The Price You Pay: How Personalized Pricing is Affecting Your Costs
It’s not just in your head—prices can vary significantly even for the same products and services due to advanced personalization tactics used by companies. A recent experience with Starbucks highlights this trend: while one person received a buy-one-get-one-free offer, another saw no such promotion. This disparity often results from companies using artificial intelligence (AI) to tailor offers and prices based on individual customer behavior and willingness to pay.
Starbucks employs an AI system called Deep Brew, which uses customer data to determine who is most likely to respond to promotions. This approach aims to maximize sales by targeting those who are less likely to buy otherwise, while full-price customers, like the one who missed the offer, are not incentivized.
The Federal Trade Commission (FTC) is scrutinizing this practice, issuing orders to major companies like Mastercard and JPMorgan Chase to investigate how AI-driven personalized pricing might exploit consumer data. FTC Chair Lina Khan expressed concerns that such practices could lead to higher prices based on individual data, raising privacy issues and potential unfair pricing.

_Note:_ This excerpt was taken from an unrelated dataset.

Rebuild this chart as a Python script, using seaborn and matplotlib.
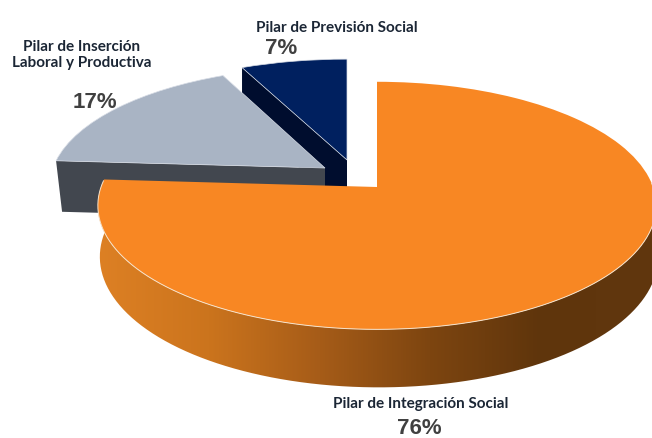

Historically, companies segmented customers and offered different prices based on broader categories. AI has now refined this approach, allowing businesses to predict and influence individual buying behavior with high precision. Companies like Revionics, which aids retailers in setting prices, provide analytics that helps forecast consumer responses to various price points, thereby optimizing inventory and maximizing revenue.
The use of AI extends beyond pricing. For instance, notifications about sales or offers may vary in wording and content depending on the recipient, further personalizing the marketing experience. While this technology can lead to more tailored and potentially lower prices, it also means some consumers might face higher costs due to their purchasing patterns.
In summary, personalized pricing driven by AI is reshaping how much we pay for goods and services, often leading to significant disparities between customers. As companies continue to refine these strategies, understanding how and why these variations occur can help consumers navigate this evolving landscape.